Building a DR Plan That Actually Works
1. Test Comprehensively and Regularly Quarterly DR tests where you actually restore everything and verify functionality. Not backup verification—full disaster simulation.
2. Measure Real Recovery Times Track actual RTO and RPO achieved during testing, not theoretical targets. Use real numbers to set realistic expectations.
3. Implement Geographic Separation Keep backup copies in different physical locations or cloud regions. Have at least one offline or air-gapped backup.
4. Document Everything, Update Constantly Maintain runbooks that are updated after every test and every infrastructure change. If documentation isn't current, it's useless.
5. Automate Where Possible The more manual steps in your DR plan, the more opportunities for human error during high-stress disaster conditions. Automate restoration procedures.

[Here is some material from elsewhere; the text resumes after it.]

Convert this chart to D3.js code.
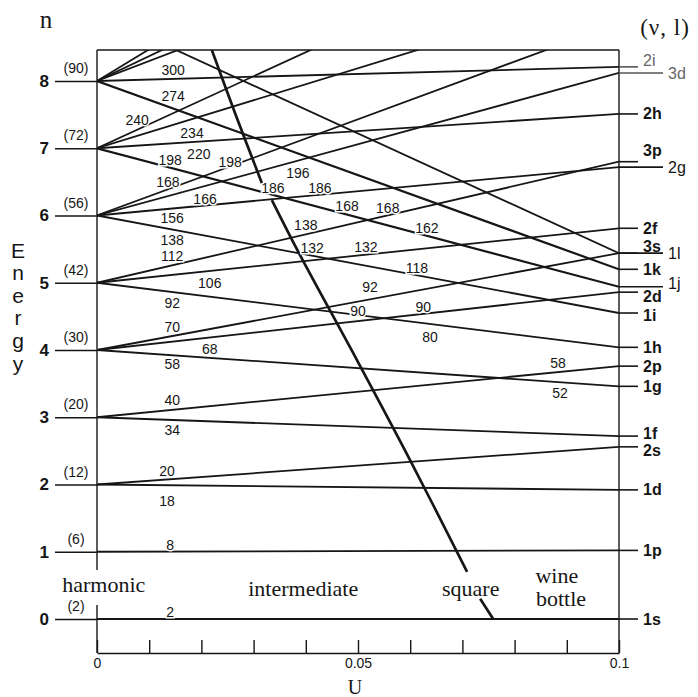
<!DOCTYPE html>
<html>
<head>
<meta charset="utf-8">
<script src="https://cdn.jsdelivr.net/npm/d3@7"></script>
<style>
  body { margin: 0; background: #fff; }
  svg { display: block; }
</style>
</head>
<body>
<svg id="chart" width="698" height="697"></svg>
<script>
// Oscillator shells n at U = 0 and their total degeneracies
const levels = [0, 1, 2, 3, 4, 5, 6, 7, 8];
const degeneracy = [2, 6, 12, 20, 30, 42, 56, 72, 90];

// Single-particle orbitals (nu, l): starting shell n and energy reached at U = 0.1
const orbitals = ["1s","1p","1d","2s","1f","2p","1g","2d","3s","1h","2f","3p",
                  "1i","2g","3d","4s","1j","2h","3f","4p","1k","2i","3g","4d","5s","1l"];
const startN   = [0, 1, 2, 2, 3, 3, 4, 4, 4, 5, 5, 5,
                  6, 6, 6, 6, 7, 7, 7, 7, 8, 8, 8, 8, 8, 9];
const endE     = [0, 1.02, 1.92, 2.56, 2.72, 3.76, 3.46, 4.86, 5.44, 4.04, 5.81, 6.80,
                  4.55, 6.72, 8.12, 8.86, 4.94, 7.51, 9.38, 10.57, 5.20, 8.21, 10.97, 11.70, 12.72, 5.44];

// Locus of the square-well limit (drawn in three pieces around its labels)
const squareU = [[0.0220, 0.0266, 0.0316], [0.0335, 0.0389, 0.0498, 0.0600, 0.0709], [0.0734, 0.0759]];
const squareE = [[8.46, 7.49, 6.48], [6.23, 5.41, 3.85, 2.36, 0.70], [0.30, 0.0]];

// Cumulative particle numbers written in the gaps
const fanText = ["300","274","240","234","198","220","198","168","166","186","196","186",
                 "156","138","138","112","106","92","70","68","58","40","34","20","18","8","2",
                 "168","168","132","132","162","118","92","90","90","80","58","52"];
const fanU = [0.0146,0.0146,0.0077,0.0182,0.0140,0.0195,0.0255,0.0136,0.0207,0.0337,0.0385,0.0427,
              0.0144,0.0400,0.0144,0.0144,0.0216,0.0144,0.0144,0.0216,0.0144,0.0144,0.0144,0.0134,0.0134,0.0140,0.0140,
              0.0479,0.0557,0.0412,0.0515,0.0632,0.0613,0.0523,0.0500,0.0625,0.0638,0.0883,0.0887];
const fanE = [8.16,7.78,7.42,7.23,6.82,6.91,6.79,6.50,6.25,6.41,6.63,6.41,
              5.96,5.86,5.63,5.40,5.00,4.70,4.34,4.01,3.79,3.26,2.81,2.20,1.75,1.10,0.10,
              6.14,6.11,5.52,5.53,5.81,5.22,4.93,4.58,4.64,4.19,3.81,3.36];

// Potential-shape regions along U
const regionText = ["harmonic", "intermediate", "square", "wine", "bottle"];
const regionU = [0.0013, 0.0395, 0.0716, 0.0881, 0.0889];
const regionE = [0.52, 0.46, 0.46, 0.65, 0.31];

// Right-hand label layout: longer leader and vertical nudge for crowded names
const longLeader = new Set(["3d", "2g", "1l", "1j"]);
const labelNudge = { "2i": -6, "3p": -11, "3s": -7, "1j": -3, "2d": 4, "1i": 2, "2s": 4, "1f": -3, "3d": 1 };
const faint = new Set(["2i", "3d"]);

const svg = d3.select("#chart");
const ink = "#161616";
const sans = "'Liberation Sans', Arial, Helvetica, sans-serif";
const serif = "'Liberation Serif', 'Times New Roman', serif";

const x = d3.scaleLinear().domain([0, 0.1]).range([97, 619]);
const y = d3.scaleLinear().domain([0, 8]).range([619, 81]);
const plotTop = 50, plotBottom = 653;
const eTop = y.invert(plotTop);

svg.append("rect").attr("width", 698).attr("height", 697).attr("fill", "#fff");

svg.append("defs").append("clipPath").attr("id", "plot")
  .append("rect").attr("x", x(0)).attr("y", plotTop)
  .attr("width", x(0.1) - x(0)).attr("height", plotBottom - plotTop);

// Frame
const frame = svg.append("g").attr("stroke", ink).attr("stroke-width", 1.4).attr("fill", "none");
frame.append("line").attr("x1", x(0)).attr("x2", x(0.1)).attr("y1", plotTop).attr("y2", plotTop);
frame.append("line").attr("x1", x(0.1)).attr("x2", x(0.1)).attr("y1", plotTop).attr("y2", plotBottom);
frame.append("line").attr("x1", x(0)).attr("x2", x(0)).attr("y1", plotTop).attr("y2", y(0.73));
frame.append("line").attr("x1", x(0)).attr("x2", x(0)).attr("y1", y(0.21)).attr("y2", plotBottom);

// Bottom axis with inward ticks every 0.01
const xAxis = d3.axisBottom(x)
  .tickValues(d3.range(11).map(i => i / 100))
  .tickSize(-13).tickSizeOuter(0).tickPadding(5)
  .tickFormat(d => (Math.abs(d) < 1e-9 ? "0" : Math.abs(d - 0.05) < 1e-9 ? "0.05" : Math.abs(d - 0.1) < 1e-9 ? "0.1" : ""));
const gx = svg.append("g").attr("transform", `translate(0,${plotBottom})`).call(xAxis);
gx.select(".domain").attr("stroke", ink).attr("stroke-width", 1.4);
gx.selectAll(".tick line").attr("stroke", ink).attr("stroke-width", 1.4);
gx.selectAll(".tick text").attr("fill", ink).attr("font-family", sans).attr("font-size", 14);

// Left level stubs with shell numbers
const yAxis = d3.axisLeft(y).tickValues(levels).tickSize(42).tickPadding(6).tickFormat(d3.format("d"));
const gy = svg.append("g").attr("transform", `translate(${x(0)},0)`).call(yAxis);
gy.select(".domain").remove();
gy.selectAll(".tick line").attr("stroke", ink).attr("stroke-width", 1.7);
gy.selectAll(".tick text").attr("fill", ink).attr("font-family", sans)
  .attr("font-size", 17).attr("font-weight", "bold");

// Degeneracies
svg.append("g").selectAll("text").data(levels).join("text")
  .attr("x", 76).attr("y", d => y(d) - 8)
  .attr("text-anchor", "middle")
  .attr("font-family", sans).attr("font-size", 14).attr("fill", ink)
  .text((d, i) => `(${degeneracy[i]})`);

// Orbital lines
const lineGen = d3.line().x(d => x(d[0])).y(d => y(d[1]));
const lines = svg.append("g").attr("clip-path", "url(#plot)")
  .attr("fill", "none").attr("stroke", ink);
orbitals.forEach((name, i) => {
  lines.append("path")
    .attr("stroke-width", name === "1k" || name === "1j" ? 2.2 : 1.8)
    .attr("d", lineGen([[0, startN[i]], [0.1, endE[i]]]));
});

// Square-well locus
const curveGen = d3.line().x(d => x(d[0])).y(d => y(d[1])).curve(d3.curveCatmullRom);
const sq = svg.append("g").attr("clip-path", "url(#plot)")
  .attr("fill", "none").attr("stroke", ink).attr("stroke-width", 2.7);
squareU.forEach((us, k) => {
  sq.append("path").attr("d", curveGen(us.map((u, j) => [u, squareE[k][j]])));
});

// Right-hand leaders and (nu, l) labels
const right = svg.append("g");
orbitals.forEach((name, i) => {
  if (endE[i] > eTop) return;
  const yy = y(endE[i]);
  const len = longLeader.has(name) ? 44 : 19;
  right.append("line")
    .attr("x1", x(0.1)).attr("x2", x(0.1) + len).attr("y1", yy).attr("y2", yy)
    .attr("stroke", faint.has(name) ? "#555" : ink).attr("stroke-width", 1.6);
  right.append("text")
    .attr("x", x(0.1) + len + 5).attr("y", yy + (labelNudge[name] || 0))
    .attr("dominant-baseline", "central")
    .attr("font-family", sans).attr("font-size", 16)
    .attr("font-weight", longLeader.has(name) || faint.has(name) ? "normal" : "bold")
    .attr("fill", faint.has(name) ? "#666" : ink)
    .text(name);
});

// Gap numbers
svg.append("g").selectAll("text").data(fanText).join("text")
  .attr("x", (d, i) => x(fanU[i])).attr("y", (d, i) => y(fanE[i]))
  .attr("text-anchor", "middle").attr("dominant-baseline", "central")
  .attr("font-family", sans).attr("font-size", 14).attr("fill", ink)
  .attr("stroke", "#fff").attr("stroke-width", 3).attr("paint-order", "stroke")
  .text(d => d);

// Region names
svg.append("g").selectAll("text").data(regionText).join("text")
  .attr("x", (d, i) => x(regionU[i])).attr("y", (d, i) => y(regionE[i]))
  .attr("text-anchor", "middle").attr("dominant-baseline", "central")
  .attr("font-family", serif).attr("font-size", 22).attr("fill", ink)
  .text(d => d);

// Axis titles
svg.append("text").attr("x", 46).attr("y", 28).attr("text-anchor", "middle")
  .attr("font-family", serif).attr("font-size", 25).attr("fill", ink).text("n");
svg.append("text").attr("x", 665).attr("y", 35).attr("text-anchor", "middle")
  .attr("font-family", serif).attr("font-size", 23).attr("letter-spacing", 1).attr("fill", ink).text("(ν, l)");
svg.append("text").attr("x", 355).attr("y", 694).attr("text-anchor", "middle")
  .attr("font-family", serif).attr("font-size", 20).attr("fill", ink).text("U");
svg.append("g").selectAll("text").data("Energy".split("")).join("text")
  .attr("x", 18).attr("y", (d, i) => 250 + i * 22.6)
  .attr("text-anchor", "middle").attr("dominant-baseline", "central")
  .attr("font-family", sans).attr("font-size", 21).attr("fill", ink)
  .text(d => d);
</script>
</body>
</html>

6. Plan for Complete Failure Don't just plan for database failure—plan for complete facility loss, total system compromise, or any scenario that would require building from scratch.
The best disaster recovery plan is the one you've actually executed successfully. Not in theory, not in documentation, but in practice. Test it before you need it, or discover it doesn't work when everything is on the line.